Alignment Between Firms and Board Directors

Start-ups often struggle to acquire resources, establish their legitimacy, reach out to customers and suppliers, and even recruit employees. Tatevik Harutyunyan´s thesis examines the relationship between board of directors and the start-ups they are serving. On Tuesday 14 June 2022 she will defend her thesis for the PhD degree at NHH.
PhD Defense

30 May 2022 14:31

Alignment Between Firms and Board Directors

On Tuesday 14 June 2022 Tatevik Harutyunyan will hold a trial lecture on a prescribed topic and defend her thesis for the PhD degree at NHH.

Prescribed topic for the trial lecture:

«How do Founders Grow their New Ventures?»

Trial lecture:

10:15, AUD M, NHH

Title of the thesis:

«Alignment Between Firms and Board Directors: Implications for New Ventures»

Summary:

Start-ups often struggle to acquire resources, establish their legitimacy, reach out to customers and suppliers, and even recruit employees. This thesis consists of three studies, each of them examining the relationship between board of directors and the start-ups they are serving.

The first study examines and offers novel insights into how board directors’ experiences affect the start-up growth. Together with co-authors, Harutyunyan finds that board directors who do not have any other roles in the start-up and have work experience from the same industry as the start-up facilitate the start-up growth. This benefit that follows from such work experience is even greater for start-ups that are surrounded by an unstable industrial environment.

Tatevik Harutyunyan, PhD Candidate at the Department of Strategy and Management, NHH.
Tatevik Harutyunyan, PhD Candidate at the Department of Strategy and Management, NHH.

In the second study, Harutyunyan investigates if and how a board director sitting on the boards of multiple firms can affect the start-up growth. She finds that start-ups with such directors do demonstrate higher growth than start-ups without such directors. Board directors can be important in shaping the organizational outcomes of new ventures; therefore, instances of director exit are also vital to examine. In the final study of this thesis, the authors examine which firm they are most likely to leave if they sit on the boards of multiple firms. The evidence shows: The most different firm from the other firms where the board director serves. With more experience of serving at diverse firms, it becomes less likely that they leave from the “outlier” firms.
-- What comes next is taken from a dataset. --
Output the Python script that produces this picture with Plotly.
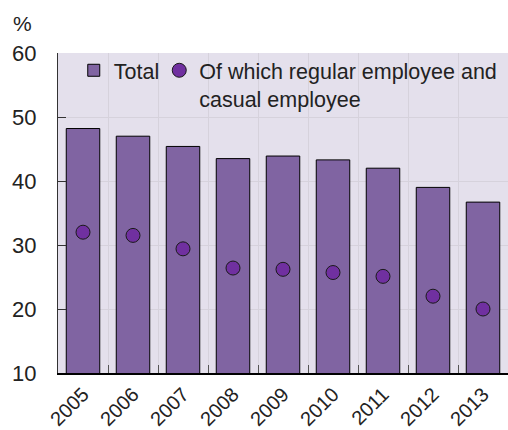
import plotly.graph_objects as go

years = ["2005", "2006", "2007", "2008", "2009", "2010", "2011", "2012", "2013"]
total = [48.2, 47.0, 45.4, 43.5, 43.9, 43.3, 42.0, 39.0, 36.7]
regular_casual = [32.0, 31.5, 29.4, 26.4, 26.2, 25.7, 25.1, 22.0, 20.0]

FONT = "Liberation Sans, Arial, sans-serif"

fig = go.Figure()
fig.add_trace(go.Bar(
    x=years, y=total, name="Total",
    marker=dict(color="#8064A2", line=dict(color="#000000", width=1)),
    width=0.67, legend="legend",
))
fig.add_trace(go.Scatter(
    x=years, y=regular_casual, mode="markers",
    name="Of which regular employee and<br>casual employee",
    marker=dict(color="#7030A0", size=14, line=dict(color="#1a1a1a", width=1)),
    legend="legend2",
))

leg_common = dict(
    orientation="v", yanchor="top", xanchor="left",
    bgcolor="rgba(0,0,0,0)", font=dict(size=21.5, color="#222222"), valign="top",
)

fig.update_layout(
    width=508, height=430,
    margin=dict(l=58, r=0, t=53, b=57, autoexpand=False),
    paper_bgcolor="white",
    plot_bgcolor="#E4E0EC",
    font=dict(family=FONT, size=22, color="#222222"),
    showlegend=True,
    legend=dict(x=0.035, y=1.01, **leg_common),
    legend2=dict(x=0.225, y=1.01, **leg_common),
    xaxis=dict(
        type="category", tickson="boundaries", ticks="inside", ticklen=8,
        tickcolor="#555555", tickangle=-45, showline=True, linecolor="#000000",
        linewidth=1.5, showgrid=True, gridcolor="#D6D2DC", gridwidth=1,
        tickfont=dict(size=20), range=[-0.5, 8.5], automargin=False,
    ),
    yaxis=dict(
        range=[10, 60], dtick=10, ticks="inside", ticklen=8, tickcolor="#333333",
        showline=True, linecolor="#333333", linewidth=1,
        showgrid=True, gridcolor="#D6D2DC", gridwidth=1,
        tickfont=dict(size=22), ticklabelstandoff=16, zeroline=False,
        automargin=False,
    ),
    annotations=[dict(
        text="%", xref="paper", yref="paper", x=-0.08, y=1.0, xanchor="center",
        yanchor="bottom", yshift=16, showarrow=False, font=dict(size=21),
    )],
)

fig.write_html("out.html")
Overall, based on the analyses of data on all the Norwegian firms and residents, this research offers insights on how start-ups can strategically work with their boards of directors to achieve growth.

Defense:

12:15, AUD M, NHH

Members of the evaluation committee:

Professor Michael Slavensky Dahl (leader of the committee), Aalborg University Business School

Professor Kristina Nyström, KTH Royal Institute of Technology, Stockholm

Associate professor Mirjam Knockaert, Ghent University

Supervisor:

Professor Bram Timmermans, Department of Strategy and Management, NHH

The trial lecture and thesis defense will be open to the public.